--- START Data block ---

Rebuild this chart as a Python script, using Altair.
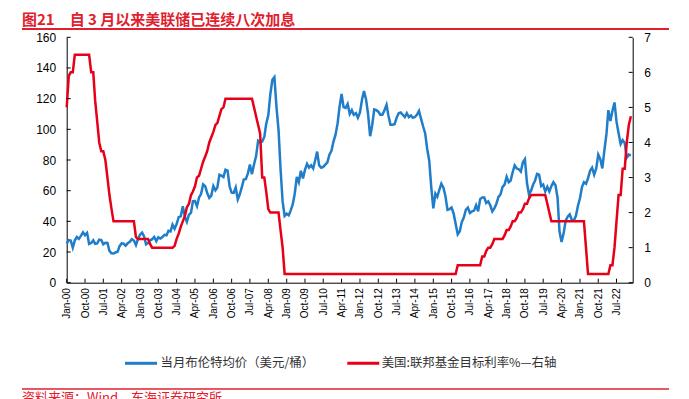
import altair as alt
import pandas as pd

# ---------------- data (monthly, Jan-2000 .. Feb-2023) ----------------
brent = [
    25.5, 27.8, 27.5, 22.8, 27.6, 29.8, 28.6, 30.5, 32.9, 31.0, 32.5, 25.3,   # 2000
    25.9, 27.6, 25.3, 25.6, 28.1, 27.8, 25.0, 26.0, 25.9, 20.7, 19.2, 19.0,   # 2001
    19.7, 20.3, 23.8, 25.7, 25.4, 24.1, 25.8, 26.7, 28.4, 27.5, 24.5, 28.5,   # 2002
    31.3, 32.7, 30.3, 25.0, 25.8, 27.6, 28.4, 29.8, 27.0, 29.6, 28.8, 29.8,   # 2003
    31.2, 30.9, 33.8, 33.4, 37.9, 35.2, 38.2, 42.7, 43.3, 49.8, 43.1, 39.7,   # 2004
    44.3, 45.6, 53.1, 53.2, 49.9, 55.6, 57.8, 64.1, 62.9, 58.5, 55.3, 56.8,   # 2005
    63.0, 60.2, 62.0, 70.4, 69.8, 68.9, 73.7, 73.1, 62.7, 58.7, 58.5, 62.0,   # 2006
    54.3, 57.8, 62.1, 67.4, 67.5, 71.3, 77.0, 70.8, 77.2, 82.4, 92.5, 91.5,   # 2007
    92.0, 95.0, 103.6, 109.1, 122.8, 132.3, 134.0, 114.6, 99.6, 74.1, 53.0, 43.5,  # 2008
    45.0, 44.0, 47.0, 51.0, 58.0, 69.0, 65.5, 73.0, 68.0, 73.5, 77.5, 75.0,   # 2009
    76.5, 74.5, 79.5, 85.5, 76.5, 75.0, 75.5, 77.0, 78.5, 83.5, 86.0, 92.0,   # 2010
    96.5, 104.0, 114.5, 123.0, 114.5, 114.0, 116.5, 110.0, 112.5, 109.5, 110.5, 107.5,  # 2011
    111.0, 119.5, 125.0, 119.5, 110.0, 95.5, 102.5, 113.0, 112.5, 111.5, 109.5, 109.5,  # 2012
    112.5, 116.0, 109.0, 103.0, 103.0, 103.3, 107.5, 110.5, 111.0, 109.5, 108.0, 110.5,  # 2013
    108.0, 109.0, 107.5, 108.0, 109.5, 112.0, 107.0, 102.0, 97.5, 87.5, 79.5, 62.5,   # 2014
    48.5, 58.0, 56.0, 60.5, 64.5, 62.0, 56.5, 47.5, 48.0, 49.0, 45.0, 38.5,   # 2015
    31.5, 33.5, 39.5, 42.5, 47.5, 49.0, 45.5, 46.5, 47.0, 50.5, 46.5, 54.5,   # 2016
    55.5, 55.5, 52.0, 53.0, 50.5, 46.5, 48.5, 51.5, 56.0, 57.5, 62.5, 64.0,   # 2017
    69.0, 65.5, 66.5, 72.0, 76.5, 74.5, 74.0, 72.5, 78.5, 80.5, 65.0, 57.5,   # 2018
    60.0, 64.0, 66.5, 71.0, 70.5, 63.0, 64.0, 59.5, 62.5, 59.5, 63.0, 65.5,   # 2019
    63.5, 55.5, 33.5, 26.6, 32.0, 40.5, 43.0, 44.5, 41.0, 40.5, 43.5, 50.0,   # 2020
    55.0, 62.5, 65.5, 64.5, 68.0, 73.0, 75.0, 70.5, 74.5, 83.5, 80.5, 74.5,   # 2021
    86.5, 97.0, 112.5, 105.5, 112.0, 117.5, 105.0, 97.5, 90.5, 93.0, 91.0, 81.5,  # 2022
    83.5, 83.0,                                                               # 2023
]

fed = [
    5.0, 5.9, 6.0, 6.0, 6.5, 6.5, 6.5, 6.5, 6.5, 6.5, 6.5, 6.5,               # 2000
    6.0, 6.0, 5.2, 4.6, 4.0, 3.75, 3.75, 3.5, 3.0, 2.5, 2.1, 1.75,            # 2001
    1.75, 1.75, 1.75, 1.75, 1.75, 1.75, 1.75, 1.75, 1.75, 1.75, 1.3, 1.25,    # 2002
    1.25, 1.25, 1.25, 1.25, 1.25, 1.1, 1.0, 1.0, 1.0, 1.0, 1.0, 1.0,          # 2003
    1.0, 1.0, 1.0, 1.0, 1.0, 1.05, 1.25, 1.4, 1.6, 1.75, 1.9, 2.15,           # 2004
    2.25, 2.5, 2.6, 2.75, 3.0, 3.05, 3.25, 3.45, 3.6, 3.75, 4.0, 4.15,        # 2005
    4.3, 4.5, 4.55, 4.75, 4.95, 5.0, 5.25, 5.25, 5.25, 5.25, 5.25, 5.25,      # 2006
    5.25, 5.25, 5.25, 5.25, 5.25, 5.25, 5.25, 5.25, 5.0, 4.75, 4.5, 4.25,     # 2007
    3.0, 3.0, 2.6, 2.1, 2.0, 2.0, 2.0, 2.0, 2.0, 1.5, 1.0, 0.25,              # 2008
    0.25, 0.25, 0.25, 0.25, 0.25, 0.25, 0.25, 0.25, 0.25, 0.25, 0.25, 0.25,   # 2009
    0.25, 0.25, 0.25, 0.25, 0.25, 0.25, 0.25, 0.25, 0.25, 0.25, 0.25, 0.25,   # 2010
    0.25, 0.25, 0.25, 0.25, 0.25, 0.25, 0.25, 0.25, 0.25, 0.25, 0.25, 0.25,   # 2011
    0.25, 0.25, 0.25, 0.25, 0.25, 0.25, 0.25, 0.25, 0.25, 0.25, 0.25, 0.25,   # 2012
    0.25, 0.25, 0.25, 0.25, 0.25, 0.25, 0.25, 0.25, 0.25, 0.25, 0.25, 0.25,   # 2013
    0.25, 0.25, 0.25, 0.25, 0.25, 0.25, 0.25, 0.25, 0.25, 0.25, 0.25, 0.25,   # 2014
    0.25, 0.25, 0.25, 0.25, 0.25, 0.25, 0.25, 0.25, 0.25, 0.25, 0.25, 0.25,   # 2015
    0.5, 0.5, 0.5, 0.5, 0.5, 0.5, 0.5, 0.5, 0.5, 0.5, 0.5, 0.5,               # 2016
    0.75, 0.75, 0.9, 1.0, 1.0, 1.1, 1.25, 1.25, 1.25, 1.25, 1.25, 1.35,       # 2017
    1.5, 1.5, 1.6, 1.75, 1.75, 1.85, 2.0, 2.0, 2.1, 2.25, 2.25, 2.4,          # 2018
    2.5, 2.5, 2.5, 2.5, 2.5, 2.5, 2.5, 2.5, 2.25, 2.0, 1.75, 1.75,            # 2019
    1.75, 1.75, 1.75, 1.75, 1.75, 1.75, 1.75, 1.75, 1.75, 1.75, 1.75, 1.75,   # 2020
    1.75, 1.75, 1.75, 1.0, 0.25, 0.25, 0.25, 0.25, 0.25, 0.25, 0.25, 0.25,    # 2021
    0.25, 0.25, 0.25, 0.5, 0.5, 1.0, 1.75, 2.5, 2.5, 3.25, 3.25, 4.0,         # 2022
    4.5, 4.75,                                                                # 2023
]

left_ticks = [0, 20, 40, 60, 80, 100, 120, 140, 160]
right_ticks = [0, 1, 2, 3, 4, 5, 6, 7]

BLUE_NAME = "当月布伦特均价（美元/桶）"
RED_NAME = "美国:联邦基金目标利率%—右轴"
TITLE = "图21\u2002\u2002自 3 月以来美联储已连续八次加息"
SOURCE = "资料来源：Wind，东海证券研究所"

# ---------------- styling ----------------
BLUE = "#1f7dc9"
RED = "#e60019"
TRED = "#e0202e"
NUM_FONT = "Liberation Sans"
CJK_FONT = "Noto Sans CJK SC"

W, H = 566, 245.4
PAD_L, PAD_T = 58.7, 29.3
TOTAL_H = 400

dates = pd.date_range("2000-01-01", periods=len(brent), freq="MS")
date_str = [d.strftime("%Y-%m-%dT00:00:00") for d in dates]
df_b = pd.DataFrame({"date": date_str, "value": brent})
df_r = pd.DataFrame({"date": date_str, "value": fed})

tick_dates = pd.date_range("2000-01-01", "2022-07-01", freq="9MS")
df_xt = pd.DataFrame({"date": [d.strftime("%Y-%m-%dT00:00:00") for d in tick_dates]})
axis_vals = [alt.DateTime(year=d.year, month=d.month, date=1) for d in tick_dates]

x_scale = alt.Scale(
    domain=[alt.DateTime(year=2000, month=1, date=1), alt.DateTime(year=2023, month=2, date=28)],
    nice=False,
)

x_axis = alt.Axis(
    values=axis_vals, format="%b-%y", labelAngle=-90, ticks=False,
    labelPadding=5, labelFontSize=10, labelFont=NUM_FONT, labelColor="black",
    domainColor="black", domainWidth=1, grid=False, title=None,
    labelFlush=False, labelOverlap=False, labelBound=False,
)
x_enc = alt.X("date:T", scale=x_scale, axis=x_axis)

blue = alt.Chart(df_b).mark_line(color=BLUE, strokeWidth=2.5).encode(
    x=x_enc,
    y=alt.Y(
        "value:Q",
        scale=alt.Scale(domain=[0, 160], nice=False),
        axis=alt.Axis(
            orient="left", values=left_ticks, ticks=False, labelPadding=11,
            labelFontSize=12, labelFont=NUM_FONT, labelColor="black",
            domainColor="black", domainWidth=1, grid=False, title=None, labelFlush=False,
        ),
    ),
)

red = alt.Chart(df_r).mark_line(color=RED, strokeWidth=2.5).encode(
    x=x_enc,
    y=alt.Y(
        "value:Q",
        scale=alt.Scale(domain=[0, 7], nice=False),
        axis=alt.Axis(
            orient="right", values=right_ticks, ticks=False, labelPadding=11,
            labelFontSize=12, labelFont=NUM_FONT, labelColor="black",
            domainColor="black", domainWidth=1, grid=False, title=None, labelFlush=False,
        ),
    ),
)

# inward tick marks
xt = alt.Chart(df_xt).mark_rule(color="black", strokeWidth=1).encode(
    x=x_enc, y=alt.value(H - 4), y2=alt.value(H)
)
lt = alt.Chart(pd.DataFrame({"v": left_ticks})).mark_rule(color="black", strokeWidth=1).encode(
    y=alt.Y("v:Q", scale=alt.Scale(domain=[0, 160], nice=False), axis=None),
    x=alt.value(0), x2=alt.value(4),
)
rt = alt.Chart(pd.DataFrame({"v": right_ticks})).mark_rule(color="black", strokeWidth=1).encode(
    y=alt.Y("v:Q", scale=alt.Scale(domain=[0, 7], nice=False), axis=None),
    x=alt.value(W - 4), x2=alt.value(W),
)

one = pd.DataFrame({"k": [0]})
LEFT_EDGE = 22 - 66.7
RIGHT_EDGE = 669 - 66.7

title = alt.Chart(pd.DataFrame({"t": [TITLE]})).mark_text(
    align="left", baseline="middle", font=CJK_FONT, fontWeight="bold", fontSize=15, color=TRED
).encode(text="t:N", x=alt.value(LEFT_EDGE), y=alt.value(19.5 - 37.3))

title_rule = alt.Chart(one).mark_rule(color=TRED, strokeWidth=2).encode(
    x=alt.value(LEFT_EDGE), x2=alt.value(RIGHT_EDGE), y=alt.value(29 - 37.3)
)

# legend
LEG_Y = 363.3 - 37.3
leg_b_line = alt.Chart(one).mark_rule(color=BLUE, strokeWidth=3).encode(
    x=alt.value(125 - 66.7), x2=alt.value(157 - 66.7), y=alt.value(LEG_Y)
)
leg_b_text = alt.Chart(pd.DataFrame({"t": [BLUE_NAME]})).mark_text(
    align="left", baseline="middle", font=CJK_FONT, fontSize=12.4, color="#333333"
).encode(text="t:N", x=alt.value(160.5 - 66.7), y=alt.value(LEG_Y))
leg_r_line = alt.Chart(one).mark_rule(color=RED, strokeWidth=3).encode(
    x=alt.value(347.3 - 66.7), x2=alt.value(379.3 - 66.7), y=alt.value(LEG_Y)
)
leg_r_text = alt.Chart(pd.DataFrame({"t": [RED_NAME]})).mark_text(
    align="left", baseline="middle", font=CJK_FONT, fontSize=12.4, color="#333333"
).encode(text="t:N", x=alt.value(381.7 - 66.7), y=alt.value(LEG_Y))

foot_rule = alt.Chart(one).mark_rule(color=TRED, strokeWidth=1.5).encode(
    x=alt.value(LEFT_EDGE), x2=alt.value(RIGHT_EDGE), y=alt.value(389 - 37.3)
)
foot_text = alt.Chart(pd.DataFrame({"t": [SOURCE]})).mark_text(
    align="left", baseline="top", font=CJK_FONT, fontSize=13, color=TRED
).encode(text="t:N", x=alt.value(LEFT_EDGE), y=alt.value(391.5 - 37.3))

chart = alt.layer(
    blue, red, xt, lt, rt, title, title_rule,
    leg_b_line, leg_b_text, leg_r_line, leg_r_text, foot_rule, foot_text,
).resolve_scale(y="independent").properties(
    width=W, height=H,
    autosize=alt.AutoSizeParams(type="none"),
    padding={"left": PAD_L, "top": PAD_T, "right": 673 - PAD_L - W, "bottom": TOTAL_H - PAD_T - H},
).configure_view(stroke=None).configure_axis(labelOverlap=False)

chart.save("out.html", embed_options={"renderer": "svg", "actions": False})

--- END Data block ---

What is expected:
Pictures stay out. Print the data exactly, from its first line through the line containing "import pandas as pd".

Response to this task:
Rebuild this chart as a Python script, using Altair.
import altair as alt
import pandas as pd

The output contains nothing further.